Opinion and observation on a world gone crazy

Joe Gill, journalist and game inventor from Brighton, UK

Sunday, 10 June 2012

Guardian reveals payments to TV channel to boost Mexico's Nieto


The Guardian has received documents from a source at Televisa, Mexico's largest TV network, that appear to show the network was paid to promote the Mexican presidential candidate Enrique Peña Nieto with favourable coverage in a multi-million dollar deal dating back to 2005. The documents also include a paid for campaign to denigrate the leftist candidate Andrés Manuel López Obrador to ensure he did not win the previous presidential election in 2006. In the event, AMLO was beaten by a whisker in what was widely seen by supporters as a election stolen by the governing PAN party. The paper reports:

Mexico's leftwing presidential candidate, Andrés Manuel López Obrador, has called on Enrique Peña Nieto, the current favourite to win the election on 1 July, to come clean about the alleged purchase of favourable coverage on Mexico's biggest television network.
His comments came a day after the Guardian published documents implicating the Televisa network in the sale of news and entertainment content to promote Peña Nieto's national profile when he was the governor of Mexico state and preparing his presidential bid.
"They should hand over all the information, the contracts, that they haven't wanted to show," López Obrador told reporters. "Of course they have them, and we need to see how much they paid, for what kind of message, and if they include all the promotion of Peña Nieto on the television."
López Obrador, who represents a coalition of leftist parties called the Progressive Movement – and who in the past has also been criticised for failing to release details of his own publicity budget – said he wanted to study the documents before saying anything more.


A Guardian News & Media spokesperson said: "The Guardian is committed to reporting on issues in Mexico, and we stand by the article in question.
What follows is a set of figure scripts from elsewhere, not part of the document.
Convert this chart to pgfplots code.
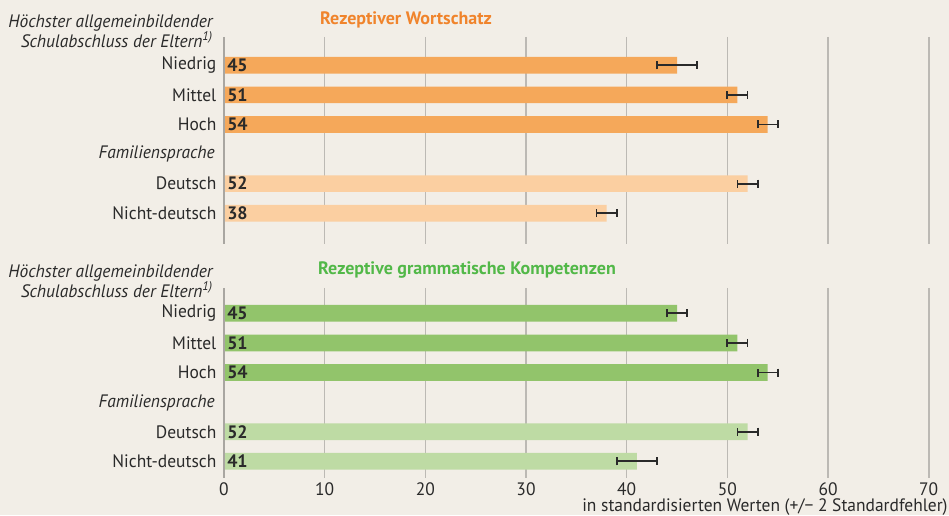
\documentclass[border=0pt]{standalone}
\usepackage{fontspec}
\setmainfont{PT Sans}[FakeStretch=0.97, BoldFeatures={FakeStretch=1.0}]
\usepackage{pgfplots}
\pgfplotsset{compat=1.18}
\definecolor{bgc}{HTML}{F2EEE7}
\definecolor{orA}{HTML}{F5A85A}
\definecolor{orB}{HTML}{FBCFA1}
\definecolor{grA}{HTML}{92C46B}
\definecolor{grB}{HTML}{BEDBA4}
\definecolor{tor}{HTML}{F0842C}
\definecolor{tgr}{HTML}{52B848}
\definecolor{gridc}{HTML}{BCB9B4}
\definecolor{yaxc}{HTML}{A9A6A1}
\definecolor{txt}{HTML}{2A2A2A}
\newcommand\lf{\fontsize{13.5pt}{15pt}\selectfont}
\tikzset{val/.style={anchor=west, font=\lf\bfseries, text=txt, inner sep=0pt}}
\pgfplotsset{
  panel/.style={scale only axis, width=543.75pt, xmin=0, xmax=72, y dir=reverse,
    xbar, bar shift=0pt, bar width=0.565,
    axis line style={draw=none}, major tick length=0pt,
    xmajorgrids, grid style={gridc, line width=1.2pt},
    xtick={0,10,...,70}, ytick={0,1,2,4,5},
    yticklabels={Niedrig,Mittel,Hoch,Deutsch,Nicht-deutsch},
    yticklabel style={font=\lf, text=txt, xshift=-2.2pt},
    xticklabel style={font=\lf, text=txt},
    clip=false, /pgf/number format/assume math mode=true,
    error bars/error bar style={line width=1.4pt, txt},
    error bars/error mark options={rotate=90, line width=1.4pt, mark size=3pt, txt}},
}
\begin{document}
\begin{tikzpicture}[x=0.75pt,y=-0.75pt]
\fill[bgc] (0,0) rectangle (949,515);
% Rezeptiver Wortschatz
\begin{axis}[panel, at={(168pt,-27.75pt)}, anchor=north west, height=155.25pt,
  ymin=-0.956, ymax=6.04, xticklabels={}]
\addplot[fill=orA, draw=none, error bars/.cd, x dir=both, x explicit]
  coordinates {(45,0) +- (2,0) (51,1) +- (1,0) (54,2) +- (1,0)};
\addplot[fill=orB, draw=none, error bars/.cd, x dir=both, x explicit]
  coordinates {(52,4) +- (1,0) (38,5) +- (1,0)};
\draw[yaxc, line width=1.5pt] (rel axis cs:0,0) -- (rel axis cs:0,1);
\node[val] at (axis cs:0.3,0) {45};
\node[val] at (axis cs:0.3,1) {51};
\node[val] at (axis cs:0.3,2) {54};
\node[val] at (axis cs:0.3,4) {52};
\node[val] at (axis cs:0.3,5) {38};
\end{axis}
% Rezeptive grammatische Kompetenzen
\begin{axis}[panel, at={(168pt,-216pt)}, anchor=north west, height=142.5pt,
  ymin=-0.855, ymax=5.56]
\addplot[fill=grA, draw=none, error bars/.cd, x dir=both, x explicit]
  coordinates {(45,0) +- (1,0) (51,1) +- (1,0) (54,2) +- (1,0)};
\addplot[fill=grB, draw=none, error bars/.cd, x dir=both, x explicit]
  coordinates {(52,4) +- (1,0) (41,5) +- (2,0)};
\draw[yaxc, line width=1.5pt] (rel axis cs:0,0) -- (rel axis cs:0,1);
\node[val] at (axis cs:0.3,0) {45};
\node[val] at (axis cs:0.3,1) {51};
\node[val] at (axis cs:0.3,2) {54};
\node[val] at (axis cs:0.3,4) {52};
\node[val] at (axis cs:0.3,5) {41};
\end{axis}
% titles and group headers
\node[anchor=west, font=\lf\bfseries, text=tor, inner sep=0pt] at (320,20) {Rezeptiver Wortschatz};
\node[anchor=west, font=\lf\bfseries, text=tgr, inner sep=0pt] at (318,270) {Rezeptive grammatische Kompetenzen};
\foreach \yy in {0,250}{
  \node[anchor=east, align=right, font=\lf\itshape, text=txt, inner sep=0pt] at (213,31.5+\yy)
    {Höchster allgemeinbildender\\Schulabschluss der Eltern\textsuperscript{1)}};
}
\node[anchor=east, font=\lf\itshape, text=txt, inner sep=0pt] at (215,154) {Familiensprache};
\node[anchor=east, font=\lf\itshape, text=txt, inner sep=0pt] at (215,403) {Familiensprache};
\node[anchor=base east, font=\lf, text=txt, inner sep=0pt] at (948,512) {in standardisierten Werten (+/− 2 Standardfehler)};
\end{tikzpicture}
\end{document}
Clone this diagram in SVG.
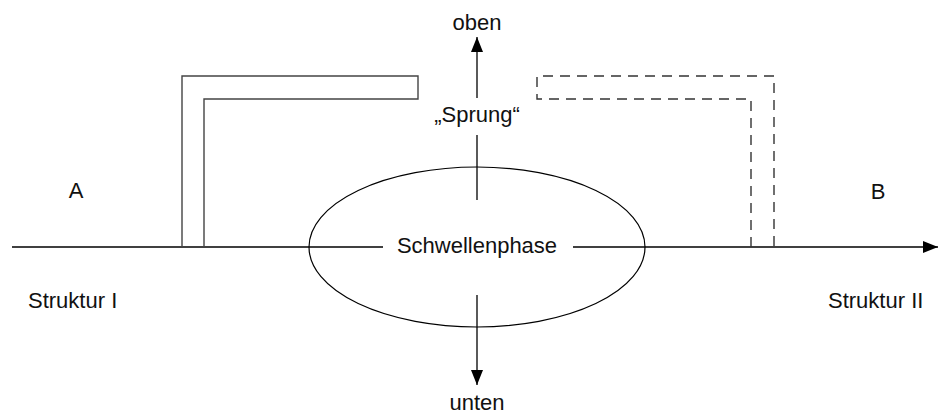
<svg xmlns="http://www.w3.org/2000/svg" width="938" height="414" viewBox="0 0 938 414">
<style>
text{font-family:"Liberation Sans",Arial,sans-serif;font-size:22px;fill:#111}
.c{text-anchor:middle}
.ln{stroke:#000;stroke-width:1.3;fill:none}
.solid{stroke:#444;stroke-width:1.4;fill:none}
.dash{stroke:#333;stroke-width:1.4;fill:none;stroke-dasharray:10 7}
</style>
<defs>
<marker id="ah" viewBox="0 0 15 12" refX="15" refY="6" markerWidth="15" markerHeight="12" markerUnits="userSpaceOnUse" orient="auto">
<path d="M0,0 L15,6 L0,12 Z" fill="#000"/>
</marker>
</defs>
<g id="connectors">
<line class="ln" x1="12" y1="247" x2="383" y2="247"/>
<line class="ln" x1="573" y1="247" x2="938" y2="247" marker-end="url(#ah)"/>
<line class="ln" x1="477" y1="98" x2="477" y2="37" marker-end="url(#ah)"/>
<line class="ln" x1="477" y1="135" x2="477" y2="200"/>
<line class="ln" x1="477" y1="295" x2="477" y2="385" marker-end="url(#ah)"/>
</g>
<g id="struktur-solid">
<path class="solid" d="M182,247 V76 H418 V99 H204 V247"/>
</g>
<g id="struktur-dashed">
<path class="dash" d="M751,247 V99 H537 V76 H774 V247"/>
</g>
<g id="schwellenphase">
<ellipse cx="477" cy="247" rx="168" ry="80" fill="none" stroke="#000" stroke-width="1.2"/>
<text class="c" x="477" y="253">Schwellenphase</text>
</g>
<g id="label-oben"><text class="c" x="477" y="30">oben</text></g>
<g id="label-sprung"><text class="c" x="477" y="122">„Sprung“</text></g>
<g id="label-unten"><text class="c" x="477" y="410">unten</text></g>
<g id="label-A"><text class="c" x="76" y="198">A</text></g>
<g id="label-B"><text class="c" x="878" y="199">B</text></g>
<g id="label-struktur1"><text x="28" y="308">Struktur I</text></g>
<g id="label-struktur2"><text x="828" y="308">Struktur II</text></g>
</svg>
The report is based on documents given to our reporter, in addition to information provided by a former Televisa employee.
"In the story, we acknowledge that it is not possible to confirm the authenticity of the documents – which were passed to the Guardian by a source who worked with Televisa. However, the Guardian carried out extensive cross checks to confirm that the names, dates and situations mentioned in the documents largely lined up with events."